■ PROVIDED DATA
.....
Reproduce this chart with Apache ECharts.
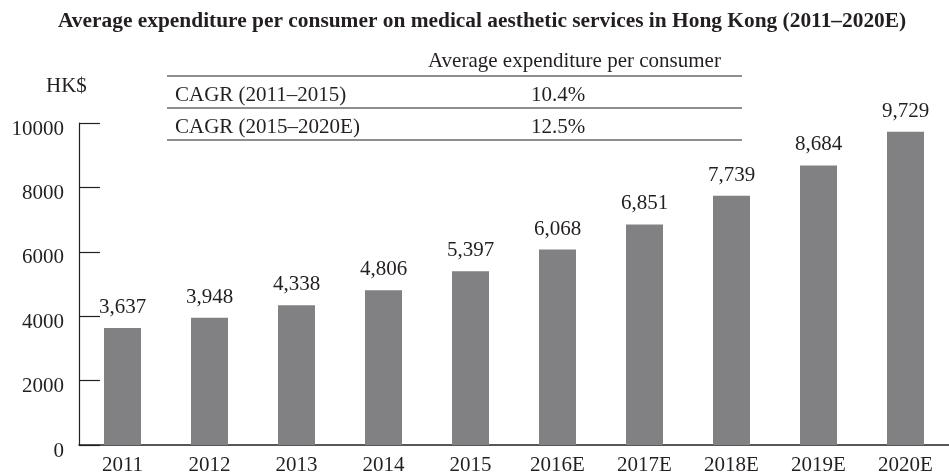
<!DOCTYPE html>
<html>
<head>
<meta charset="utf-8">
<script src="https://cdn.jsdelivr.net/npm/echarts@6/dist/echarts.min.js"></script>
<style>
  html, body { margin: 0; padding: 0; background: #fff; }
  #main { width: 949px; height: 476px; }
</style>
</head>
<body>
<div id="main"></div>
<script>
"use strict";

// chart data
const years = ['2011', '2012', '2013', '2014', '2015', '2016E', '2017E', '2018E', '2019E', '2020E'];
const spend = [3637, 3948, 4338, 4806, 5397, 6068, 6851, 7739, 8684, 9729];
const yTicks = [0, 2000, 4000, 6000, 8000, 10000];

// CAGR table
const tableHeader = 'Average expenditure per consumer';
const cagrLabels = ['CAGR (2011\u20132015)', 'CAGR (2015\u20132020E)'];
const cagrValues = ['10.4%', '12.5%'];

const font = '"Liberation Serif", "Times New Roman", serif';
const ink = '#231f20';

let myChart = echarts.init(document.getElementById('main'));

// table drawn as graphic elements
let tableGraphics = [
    { type: 'text', x: 428, y: 61, style: { text: tableHeader, font: '21px ' + font, fill: ink, verticalAlign: 'middle' } },
    { type: 'line', shape: { x1: 167, y1: 76, x2: 742, y2: 76 }, style: { stroke: ink, lineWidth: 1.2 } }
];
cagrLabels.forEach(function (label, i) {
    let y = 76 + i * 32;
    tableGraphics.push({ type: 'text', x: 175, y: y + 19, style: { text: label, font: '21px ' + font, fill: ink, verticalAlign: 'middle' } });
    tableGraphics.push({ type: 'text', x: 558, y: y + 19, style: { text: cagrValues[i], font: '21px ' + font, fill: ink, align: 'center', verticalAlign: 'middle' } });
    tableGraphics.push({ type: 'line', shape: { x1: 167, y1: y + 32, x2: 742, y2: y + 32 }, style: { stroke: ink, lineWidth: 1.2 } });
});
tableGraphics.push({ type: 'text', x: 46, y: 86, style: { text: 'HK$', font: '21px ' + font, fill: ink, verticalAlign: 'middle' } });

let option = {
    backgroundColor: '#fff',
    animation: false,
    textStyle: { fontFamily: font, color: ink },
    title: {
        text: 'Average expenditure per consumer on medical aesthetic services in Hong Kong (2011\u20132020E)',
        left: 53,
        top: 6,
        textStyle: { fontFamily: font, fontWeight: 'bold', fontSize: 21.4, color: ink }
    },
    grid: { left: 79, top: 123, width: 880, bottom: 28, containLabel: false },
    xAxis: {
        type: 'category',
        data: years,
        axisLine: { lineStyle: { color: ink, width: 1.5 } },
        axisTick: { inside: true, length: 8, lineStyle: { color: ink, width: 1.2 } },
        axisLabel: { fontFamily: font, fontSize: 21, color: ink, margin: 10 }
    },
    yAxis: {
        type: 'value',
        min: yTicks[0],
        max: yTicks[yTicks.length - 1],
        interval: yTicks[1] - yTicks[0],
        splitLine: { show: false },
        axisLine: { show: true, lineStyle: { color: ink, width: 1.2 } },
        axisTick: { show: true, inside: true, length: 21, lineStyle: { color: ink, width: 1.2 } },
        axisLabel: {
            fontFamily: font, fontSize: 21, color: ink, margin: 15,
            formatter: function (v) { return '{t|' + v + '}'; },
            rich: { t: { fontFamily: font, fontSize: 21, color: ink, padding: [12, 0, 0, 0] } }
        }
    },
    series: [{
        type: 'bar',
        data: spend,
        barWidth: 37,
        itemStyle: { color: '#818184' },
        label: {
            show: true,
            position: 'top',
            distance: 10,
            fontFamily: font,
            fontSize: 21,
            color: ink,
            formatter: function (p) {
                return p.value.toLocaleString('en-US');
            }
        }
    }],
    graphic: tableGraphics
};

myChart.setOption(option);

window.addEventListener('resize', function () {
    myChart.resize();
});
</script>
</body>
</html>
.....
■ EXERCISE REQUIREMENTS
Omit the pictures and reproduce the listing exactly.

■ RESPONSE TO THIS TASK
Reproduce this chart with Apache ECharts.
<!DOCTYPE html>
<html>
<head>
<meta charset="utf-8">
<script src="https://cdn.jsdelivr.net/npm/echarts@6/dist/echarts.min.js"></script>
<style>
  html, body { margin: 0; padding: 0; background: #fff; }
  #main { width: 949px; height: 476px; }
</style>
</head>
<body>
<div id="main"></div>
<script>
"use strict";

// chart data
const years = ['2011', '2012', '2013', '2014', '2015', '2016E', '2017E', '2018E', '2019E', '2020E'];
const spend = [3637, 3948, 4338, 4806, 5397, 6068, 6851, 7739, 8684, 9729];
const yTicks = [0, 2000, 4000, 6000, 8000, 10000];

// CAGR table
const tableHeader = 'Average expenditure per consumer';
const cagrLabels = ['CAGR (2011\u20132015)', 'CAGR (2015\u20132020E)'];
const cagrValues = ['10.4%', '12.5%'];

const font = '"Liberation Serif", "Times New Roman", serif';
const ink = '#231f20';

let myChart = echarts.init(document.getElementById('main'));

// table drawn as graphic elements
let tableGraphics = [
    { type: 'text', x: 428, y: 61, style: { text: tableHeader, font: '21px ' + font, fill: ink, verticalAlign: 'middle' } },
    { type: 'line', shape: { x1: 167, y1: 76, x2: 742, y2: 76 }, style: { stroke: ink, lineWidth: 1.2 } }
];
cagrLabels.forEach(function (label, i) {
    let y = 76 + i * 32;
    tableGraphics.push({ type: 'text', x: 175, y: y + 19, style: { text: label, font: '21px ' + font, fill: ink, verticalAlign: 'middle' } });
    tableGraphics.push({ type: 'text', x: 558, y: y + 19, style: { text: cagrValues[i], font: '21px ' + font, fill: ink, align: 'center', verticalAlign: 'middle' } });
    tableGraphics.push({ type: 'line', shape: { x1: 167, y1: y + 32, x2: 742, y2: y + 32 }, style: { stroke: ink, lineWidth: 1.2 } });
});
tableGraphics.push({ type: 'text', x: 46, y: 86, style: { text: 'HK$', font: '21px ' + font, fill: ink, verticalAlign: 'middle' } });

let option = {
    backgroundColor: '#fff',
    animation: false,
    textStyle: { fontFamily: font, color: ink },
    title: {
        text: 'Average expenditure per consumer on medical aesthetic services in Hong Kong (2011\u20132020E)',
        left: 53,
        top: 6,
        textStyle: { fontFamily: font, fontWeight: 'bold', fontSize: 21.4, color: ink }
    },
    grid: { left: 79, top: 123, width: 880, bottom: 28, containLabel: false },
    xAxis: {
        type: 'category',
        data: years,
        axisLine: { lineStyle: { color: ink, width: 1.5 } },
        axisTick: { inside: true, length: 8, lineStyle: { color: ink, width: 1.2 } },
        axisLabel: { fontFamily: font, fontSize: 21, color: ink, margin: 10 }
    },
    yAxis: {
        type: 'value',
        min: yTicks[0],
        max: yTicks[yTicks.length - 1],
        interval: yTicks[1] - yTicks[0],
        splitLine: { show: false },
        axisLine: { show: true, lineStyle: { color: ink, width: 1.2 } },
        axisTick: { show: true, inside: true, length: 21, lineStyle: { color: ink, width: 1.2 } },
        axisLabel: {
            fontFamily: font, fontSize: 21, color: ink, margin: 15,
            formatter: function (v) { return '{t|' + v + '}'; },
            rich: { t: { fontFamily: font, fontSize: 21, color: ink, padding: [12, 0, 0, 0] } }
        }
    },
    series: [{
        type: 'bar',
        data: spend,
        barWidth: 37,
        itemStyle: { color: '#818184' },
        label: {
            show: true,
            position: 'top',
            distance: 10,
            fontFamily: font,
            fontSize: 21,
            color: ink,
            formatter: function (p) {
                return p.value.toLocaleString('en-US');
            }
        }
    }],
    graphic: tableGraphics
};

myChart.setOption(option);

window.addEventListener('resize', function () {
    myChart.resize();
});
</script>
</body>
</html>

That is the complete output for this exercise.